Com o devido atrevimento, irei prosseguir partindo da premissa que se faz presente no primeiro verso e adaptando-a à luz da minha própria amargura existencial.

Talvez a eternidade seja isto: deixar lugares diferentes daqueles que existiam.

Há uma crença generalizada de que quem parte permanece na memória dos que se mantém de corpo seguro na vertical (gravidade, o quanto ajudas!) e que, por isso, vive. O que leva a que, a partir da hora em que todos os verticalistas, conhecedores de tal indivíduo, adotem a posição longitudinal ad eternum, a sua presença no mundo se dissipe sem eco.

Eu diria melhor, a memória não perpetua coisa nenhuma porque a memória se evapora com o seu próprio portador. O património, material ou imaterial, é que é a verdadeira pegada da presença porque cava um fosso no solo impossível de ignorar: ou se cai nele ou se desvia.

Quando nascemos (somos retirados também na horizontal, coincidência?) há já uma complexa estrutura de existências de níveis vários, com camadas e sub-capítulos desenvolvidos, inventados, imaginados. Depois do nosso primeiro suspiro, temos que nos encaixar num sistema maquinal de conceitos, crenças, ideologias e invenções úteis que nos envolvem: é o nosso meio, habitat desnaturado.

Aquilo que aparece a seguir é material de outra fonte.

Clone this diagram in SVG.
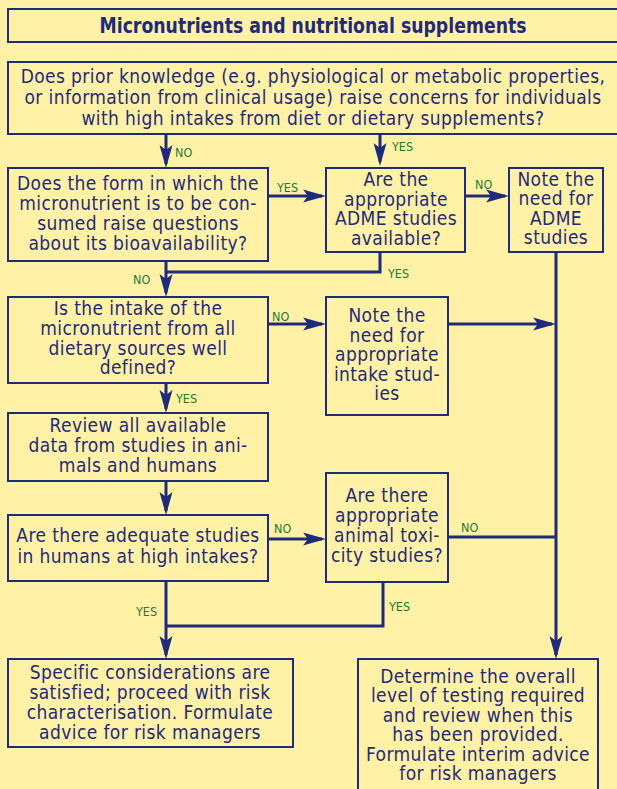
<svg xmlns="http://www.w3.org/2000/svg" width="617" height="789" viewBox="0 0 617 789">
  <style>
    .box { fill: none; stroke: #1f2a7a; stroke-width: 2; }
    .t { font-family: "DejaVu Sans Condensed", "Liberation Sans Narrow", "Liberation Sans", sans-serif; font-size: 19px; letter-spacing: 0.4px; fill: #1f2a7a; text-anchor: middle; }
    .title { font-family: "DejaVu Sans Condensed", "Liberation Sans Narrow", "Liberation Sans", sans-serif; font-size: 22px; font-weight: bold; fill: #1f2a7a; text-anchor: middle; }
    .lab { font-family: "DejaVu Sans Condensed", "Liberation Sans Narrow", "Liberation Sans", sans-serif; font-size: 12.5px; fill: #1d7a3a; }
    .c { fill: none; stroke: #1f2a7a; stroke-width: 3; }
  </style>
  <defs>
    <marker id="arr" viewBox="0 0 24 14" refX="19" refY="7" markerWidth="24" markerHeight="14" markerUnits="userSpaceOnUse" orient="auto">
      <path d="M0,0.5 L23,7 L0,13.5 L5,7 Z" fill="#1f2a7a"/>
    </marker>
  </defs>
  <rect width="617" height="789" fill="#fff1a6"/>

  <g id="title">
    <rect class="box" x="8" y="9" width="612" height="33"/>
    <text class="title" x="313" y="33" textLength="427" lengthAdjust="spacingAndGlyphs">Micronutrients and nutritional supplements</text>
  </g>

  <g id="q-prior">
    <rect class="box" x="8" y="62" width="612" height="72"/>
    <text class="t" x="313" y="83">Does prior knowledge (e.g. physiological or metabolic properties,</text>
    <text class="t" x="313" y="104">or information from clinical usage) raise concerns for individuals</text>
    <text class="t" x="313" y="125">with high intakes from diet or dietary supplements?</text>
  </g>

  <g id="q-form">
    <rect class="box" x="8" y="168" width="260" height="93"/>
    <text class="t" x="138" y="190">Does the form in which the</text>
    <text class="t" x="138" y="210">micronutrient is to be con-</text>
    <text class="t" x="138" y="230">sumed raise questions</text>
    <text class="t" x="138" y="250">about its bioavailability?</text>
  </g>

  <g id="q-adme">
    <rect class="box" x="326" y="168" width="139" height="84"/>
    <text class="t" x="396" y="186">Are the</text>
    <text class="t" x="396" y="206">appropriate</text>
    <text class="t" x="396" y="225">ADME studies</text>
    <text class="t" x="396" y="245">available?</text>
  </g>

  <g id="note-adme">
    <rect class="box" x="509" y="168" width="94" height="84"/>
    <text class="t" x="556" y="186">Note the</text>
    <text class="t" x="556" y="205">need for</text>
    <text class="t" x="556" y="225">ADME</text>
    <text class="t" x="556" y="244">studies</text>
  </g>

  <g id="q-intake">
    <rect class="box" x="8" y="297" width="260" height="86"/>
    <text class="t" x="138" y="315">Is the intake of the</text>
    <text class="t" x="138" y="335">micronutrient from all</text>
    <text class="t" x="138" y="355">dietary sources well</text>
    <text class="t" x="138" y="374">defined?</text>
  </g>

  <g id="note-intake">
    <rect class="box" x="326" y="297" width="122" height="118"/>
    <text class="t" x="387" y="322">Note the</text>
    <text class="t" x="387" y="342">need for</text>
    <text class="t" x="387" y="361">appropriate</text>
    <text class="t" x="387" y="381">intake stud-</text>
    <text class="t" x="387" y="400">ies</text>
  </g>

  <g id="review">
    <rect class="box" x="8" y="413" width="260" height="68"/>
    <text class="t" x="138" y="432">Review all available</text>
    <text class="t" x="138" y="452">data from studies in ani-</text>
    <text class="t" x="138" y="472">mals and humans</text>
  </g>

  <g id="q-humans">
    <rect class="box" x="8" y="515" width="260" height="66"/>
    <text class="t" x="138" y="542">Are there adequate studies</text>
    <text class="t" x="138" y="563">in humans at high intakes?</text>
  </g>

  <g id="q-animal">
    <rect class="box" x="326" y="473" width="122" height="109"/>
    <text class="t" x="387" y="502">Are there</text>
    <text class="t" x="387" y="522">appropriate</text>
    <text class="t" x="387" y="542">animal toxi-</text>
    <text class="t" x="387" y="562">city studies?</text>
  </g>

  <g id="specific">
    <rect class="box" x="8" y="659" width="285" height="88"/>
    <text class="t" x="150" y="679">Specific considerations are</text>
    <text class="t" x="150" y="699">satisfied; proceed with risk</text>
    <text class="t" x="150" y="719">characterisation. Formulate</text>
    <text class="t" x="150" y="739">advice for risk managers</text>
  </g>

  <g id="determine">
    <rect class="box" x="358" y="659" width="240" height="140"/>
    <text class="t" x="478" y="683">Determine the overall</text>
    <text class="t" x="478" y="702">level of testing required</text>
    <text class="t" x="478" y="722">and review when this</text>
    <text class="t" x="478" y="741">has been provided.</text>
    <text class="t" x="478" y="761">Formulate interim advice</text>
    <text class="t" x="478" y="780">for risk managers</text>
  </g>

  <g id="connectors">
    <path class="c" d="M166,134 V164" marker-end="url(#arr)"/>
    <path class="c" d="M380,134 V162" marker-end="url(#arr)"/>
    <path class="c" d="M268,196 H322" marker-end="url(#arr)"/>
    <path class="c" d="M465,196 H505" marker-end="url(#arr)"/>
    <path class="c" d="M166,261 V293" marker-end="url(#arr)"/>
    <path class="c" d="M380,252 V272 H166"/>
    <path class="c" d="M268,324 H322" marker-end="url(#arr)"/>
    <path class="c" d="M448,324 H552" marker-end="url(#arr)"/>
    <path class="c" d="M166,383 V409" marker-end="url(#arr)"/>
    <path class="c" d="M166,481 V511" marker-end="url(#arr)"/>
    <path class="c" d="M268,539 H322" marker-end="url(#arr)"/>
    <path class="c" d="M448,537 H556"/>
    <path class="c" d="M556,252 V655" marker-end="url(#arr)"/>
    <path class="c" d="M166,581 V655" marker-end="url(#arr)"/>
    <path class="c" d="M383,582 V626 H166"/>
    <text class="lab" x="175" y="157">NO</text>
    <text class="lab" x="392" y="151">YES</text>
    <text class="lab" x="277" y="192">YES</text>
    <text class="lab" x="475" y="189">NO</text>
    <text class="lab" x="388" y="278">YES</text>
    <text class="lab" x="133" y="284">NO</text>
    <text class="lab" x="272" y="321">NO</text>
    <text class="lab" x="176" y="403">YES</text>
    <text class="lab" x="274" y="533">NO</text>
    <text class="lab" x="461" y="532">NO</text>
    <text class="lab" x="136" y="616">YES</text>
    <text class="lab" x="389" y="611">YES</text>
  </g>
</svg>
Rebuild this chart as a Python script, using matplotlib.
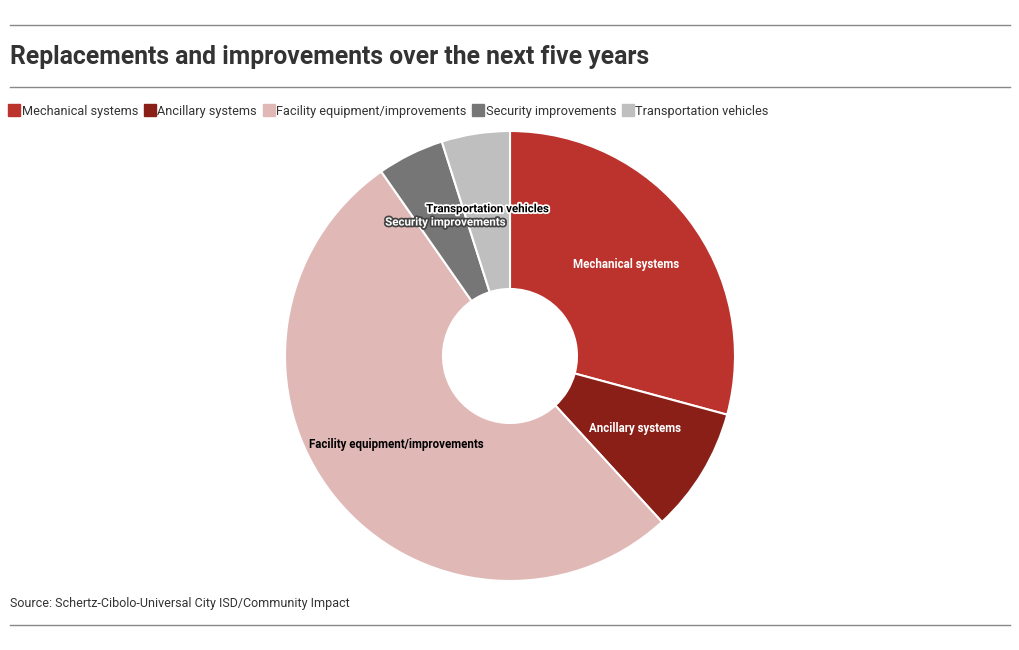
import matplotlib.pyplot as plt
import matplotlib.patheffects as pe
from matplotlib.lines import Line2D
import numpy as np

# доли (%)
categories = ['Mechanical systems', 'Ancillary systems', 'Facility equipment/improvements',
              'Security improvements', 'Transportation vehicles']
values = [29.2, 9.0, 52.1, 4.8, 4.9]
colors = ['#bc322c', '#8a1f18', '#e0b8b6', '#767676', '#bfbfbf']
label_colors = ['white', 'white', 'black', 'white', 'black']
halo_colors = [None, None, None, '#444444', 'white']

plt.rcParams['font.family'] = ['Roboto', 'DejaVu Sans']

W, H = 1020, 650
fig = plt.figure(figsize=(W / 100, H / 100), dpi=100)

# линии сверху/снизу
for yy in (25, 87, 625):
    fig.add_artist(Line2D([10 / W, 1010 / W], [1 - yy / H] * 2, color='#888888', lw=1))

fig.text(10 / W, 1 - 57 / H, 'Replacements and improvements over the next five years',
         fontsize=17.8, fontweight='bold', color='#333333', va='center', ha='left')
fig.text(10 / W, 1 - 603 / H, 'Source: Schertz-Cibolo-Universal City ISD/Community Impact',
         fontsize=9, color='#333333', va='center', ha='left')

# легенда
handles = [Line2D([], [], marker='s', ls='', markersize=9, markerfacecolor=c,
                  markeredgecolor=c) for c in colors]
fig.legend(handles, categories, loc='center left', bbox_to_anchor=(4 / W, 1 - 111 / H),
           ncol=5, frameon=False, handlelength=0.8, handletextpad=0.2, columnspacing=0.5,
           fontsize=9.2, labelcolor='#333333', borderaxespad=0)

# бублик
r_out, r_in = 225, 67
cx, cy = 510, 356
ax = fig.add_axes([(cx - r_out) / W, (H - cy - r_out) / H, 2 * r_out / W, 2 * r_out / H])
wedges, _ = ax.pie(values, colors=colors, startangle=90, counterclock=False,
                   wedgeprops=dict(width=1 - r_in / r_out, edgecolor='white', linewidth=1.5))
ax.set_xlim(-1, 1)
ax.set_ylim(-1, 1)
ax.set_aspect('equal')
ax.axis('off')

mid_r = (1 + r_in / r_out) / 2
dy = 3 / r_out
for w, lab, tc, hc in zip(wedges, categories, label_colors, halo_colors):
    ang = np.deg2rad((w.theta1 + w.theta2) / 2)
    t = ax.text(mid_r * np.cos(ang), mid_r * np.sin(ang) + dy, lab, ha='center', va='center',
                fontsize=8.3, fontweight='bold', color=tc)
    if hc:
        t.set_path_effects([pe.withStroke(linewidth=2.5, foreground=hc)])

fig.savefig('out.png', dpi=100)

Em alguns casos, a nossa família já tratou de nos disponibilizar um património, coisas, situações que são como plasticina onde podemos imprimir várias formas. Ou seja, temos matéria-prima para começar a brincar.

As árvores genealógicas são mais do que um exercício de memória, permitem perceber que antes de conhecermos a nossa existência, já as relações, mais ou menos ancestrais, dos nossos entes, criavam espaço para que chegássemos na horizontalidade com horizontes reais.

Assim, mesmo que não soe mais o nome, que não se imaginem mais as feições, ou se sintam as vibrações da voz de alguém que partiu, o rachar a pedra, a criação de fissuras para avistamentos diferentes, é a maior herança e impressão digital que existe porque se repercute. Tal como o efeito da pedra sobre a superfície da água: não importa quem a atirou, ela move-se e faz mover.

Existimos neste ciclo imparável que nos une, insofismavelmente, e por cada vez que inspiramos as partículas aéreas, estas não serão mais iguais para quem as apanhar de seguida.

A eternidade é prolongarmos uma ideia para que se converta na verticalidade de outrem. A eternidade é soprar uma mentira para se fazer história carimbada de mito. A eternidade é inventar a roda para que os braços do amanhã se cansem menos.

A eternidade é certeza inquebrável: “no jardim continua uma fonte dentro de uma estátua”.